In Unabridged Books in Chicago — a great, real bookstore in the East Lakeview neighborhood — I found a new memoir by Tom Davis — of the erstwhile comedy team Franken and Davis — titled Thirty-Nine Years of Short-Term Memory Loss: The Early Days of SNL from Someone Who Was There. I haven’t even opened the book and I know how much I love it. There is no way I would know about it if I hadn’t happened to wander into Unabridged, and if Unabridged
weren’t run by smart people who think a little like me and know that somebody like me is going to walk in and need that book. I haven’t seen the book written about anywhere. (Some guy named Al Franken gets most of the press these days.)
While I always knew that Franken was responsible for much of the twisted brilliance the pair contributed to the first five years of Saturday Night Live (as performers and as writers), it was also quite clear at the time that Davis had a sick genius of his own. But unlike Franken, he never “took off” as a solo and I never knew what became of him after that. I’m about to find out.
Survivor: Season 37.
In this scary day and age when one walks into long-popular restaurants to find them 20% full, setting off sirens of doom in the head (and when one hears about businesses of all types which have weathered everything, including the Great Depression, now giving up the ghost), we should make note of places that are still, despite the odds, packing them in instead of packing it in. Last night after a movie at the local indieplex (Sunshine Cleaning — good flick, and one of the rare films these days not starring Kate Winslet), we crossed the street to a restaurant in Chicago called La Creperie. French, good wine and cheese, pates, escargot, and, of course, crepes. We went to this place frequently in the seventies, and have again become semi-regulars after a taking a two-and-a-half decade hiatus. It is absolutely unchanged since its opening in 1972. When we arrived, around 8:30, both the front and back rooms were filled to capacity, except for one table that happened to be a two-top, so luckily we could be seated right away. The restaurant remained full of happy wine-drinking, snail-eating patrons the whole time we were there, and when we left between 9:30 and 10, it was busier than before — now it was standing room only, with a crowd at the bar and small vestibule waiting for tables.

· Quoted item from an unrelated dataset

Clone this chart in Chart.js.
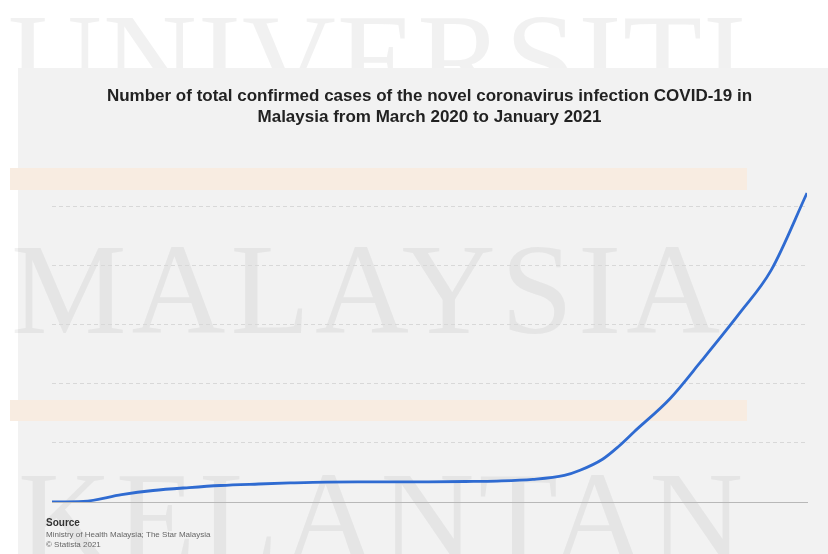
<!DOCTYPE html>
<html>
<head>
<meta charset="utf-8">
<script src="https://cdn.jsdelivr.net/npm/chart.js@4.4.1/dist/chart.umd.min.js"></script>
<style>
  html, body { margin: 0; padding: 0; background: #fff; }
  #wrap { position: relative; width: 828px; height: 554px; }
</style>
</head>
<body>
<div id="wrap"><canvas id="chartCasos" width="828" height="554"></canvas></div>
<script>
// Datas (categorias) e casos totais confirmados
const dates = ['2020-03-01', '2020-03-15', '2020-04-01', '2020-04-15', '2020-05-01', '2020-05-15',
    '2020-06-01', '2020-06-15', '2020-07-01', '2020-07-15', '2020-08-01', '2020-08-15',
    '2020-09-01', '2020-09-15', '2020-10-01', '2020-10-15', '2020-10-22', '2020-11-01',
    '2020-11-08', '2020-11-15', '2020-12-01', '2020-12-15', '2021-01-01', '2021-01-15', '2021-01-31'];
const cases = [0, 400, 5000, 7800, 9800, 11200,
    12200, 12900, 13500, 13600, 13600, 13700,
    13900, 14200, 15300, 18000, 21500, 29000,
    37500, 47500, 70000, 95600, 128000, 157000, 209500];
const yTicks = [0, 40000, 80000, 120000, 160000, 200000];

const titleLines = ['Number of total confirmed cases of the novel coronavirus infection COVID-19 in',
    'Malaysia from March 2020 to January 2021'];
const sourceLines = ['Source', 'Ministry of Health Malaysia; The Star Malaysia', '\u00a9 Statista 2021'];

document.addEventListener('DOMContentLoaded', () => {
    renderChartCasos();
});

function dayIndex(d) {
    return Math.round((new Date(d + 'T00:00:00Z') - new Date(dates[0] + 'T00:00:00Z')) / 86400000);
}

// Fundo, faixas e marca d'água
const fundoPlugin = {
    id: 'fundo',
    beforeDraw(chart) {
        const ctx = chart.ctx;
        ctx.save();
        ctx.fillStyle = '#ffffff';
        ctx.fillRect(0, 0, chart.width, chart.height);
        ctx.fillStyle = '#f2f2f2';
        ctx.fillRect(18, 68, chart.width - 18, chart.height - 68);
        ctx.fillStyle = '#f8ece1';
        ctx.fillRect(10, 168, 737, 22);
        ctx.fillRect(10, 400, 737, 21);

        ctx.fillStyle = 'rgba(120,120,120,0.1)';
        ctx.font = '130px "Liberation Serif"';
        ctx.textBaseline = 'alphabetic';
        ctx.textAlign = 'left';
        ctx.save();
        ctx.beginPath();
        ctx.rect(0, 0, chart.width, 68);
        ctx.clip();
        ctx.letterSpacing = '1px';
        ctx.fillText('UNIVERSITI', 8, 103);
        ctx.restore();
        ctx.letterSpacing = '5px';
        ctx.fillText('MALAYSIA', 11, 333);
        ctx.letterSpacing = '4px';
        ctx.fillText('KELANTAN', 18, 561);
        ctx.restore();
    },
    afterDraw(chart) {
        const ctx = chart.ctx;
        ctx.save();
        ctx.textAlign = 'left';
        ctx.textBaseline = 'middle';
        ctx.fillStyle = '#333';
        ctx.font = 'bold 10px "Liberation Sans"';
        ctx.fillText(sourceLines[0], 46, 523);
        ctx.fillStyle = '#666';
        ctx.font = '8px "Liberation Sans"';
        ctx.fillText(sourceLines[1], 46, 535);
        ctx.fillText(sourceLines[2], 46, 545);
        ctx.restore();
    }
};

function renderChartCasos() {
    const ctx = document.getElementById('chartCasos').getContext('2d');
    const pontos = dates.map((d, i) => ({ x: dayIndex(d), y: cases[i] }));

    new Chart(ctx, {
        type: 'line',
        data: {
            datasets: [{
                label: 'Total confirmed cases',
                data: pontos,
                borderColor: '#2f6bd1',
                borderWidth: 2.8,
                pointRadius: 0,
                fill: false,
                cubicInterpolationMode: 'monotone'
            }]
        },
        options: {
            responsive: false,
            animation: false,
            layout: { padding: { top: 86, left: 52, right: 21, bottom: 52 } },
            plugins: {
                legend: { display: false },
                tooltip: { enabled: false },
                title: {
                    display: true,
                    text: titleLines,
                    color: '#222',
                    font: { family: '"Liberation Sans", Arial, sans-serif', size: 17, weight: 'bold', lineHeight: 1.22 },
                    padding: { top: 0, bottom: 50 }
                }
            },
            scales: {
                x: {
                    type: 'linear',
                    min: 0,
                    max: dayIndex(dates[dates.length - 1]),
                    ticks: { display: false },
                    grid: { display: false, drawTicks: false },
                    border: { display: true, color: '#b8b8b8', width: 1 }
                },
                y: {
                    min: 0,
                    max: 220000,
                    afterBuildTicks: (axis) => { axis.ticks = yTicks.map(v => ({ value: v })); },
                    ticks: { display: false },
                    grid: {
                        drawTicks: false,
                        color: (c) => c.tick && c.tick.value === 0 ? 'rgba(0,0,0,0)' : '#d8d8d8',
                        lineWidth: 1
                    },
                    border: { display: false, dash: [4, 3] }
                }
            }
        },
        plugins: [fundoPlugin]
    });
}
</script>
</body>
</html>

The snails were wonderful, fresh-tasting, bathing in garlicky goodness. The crepes were good as always. The wine was lovely. The continued success of La Creperie may have a lot to do with the fact that a twosome can dine in reasonable sophistication, have a cup of bisque, some snails or a salad after that, entrees, and a couple of glasses of good wine — and still get out of there for under a C-note, tax and 20% tip included.
Another reason might be it’s still owned and run by the couple who opened it in 72, when crepes were all the thing. (Can anyone say “Magic Pan”?) She’s from Joliet, he’s from France. Their story can be found by scrolling down a little here.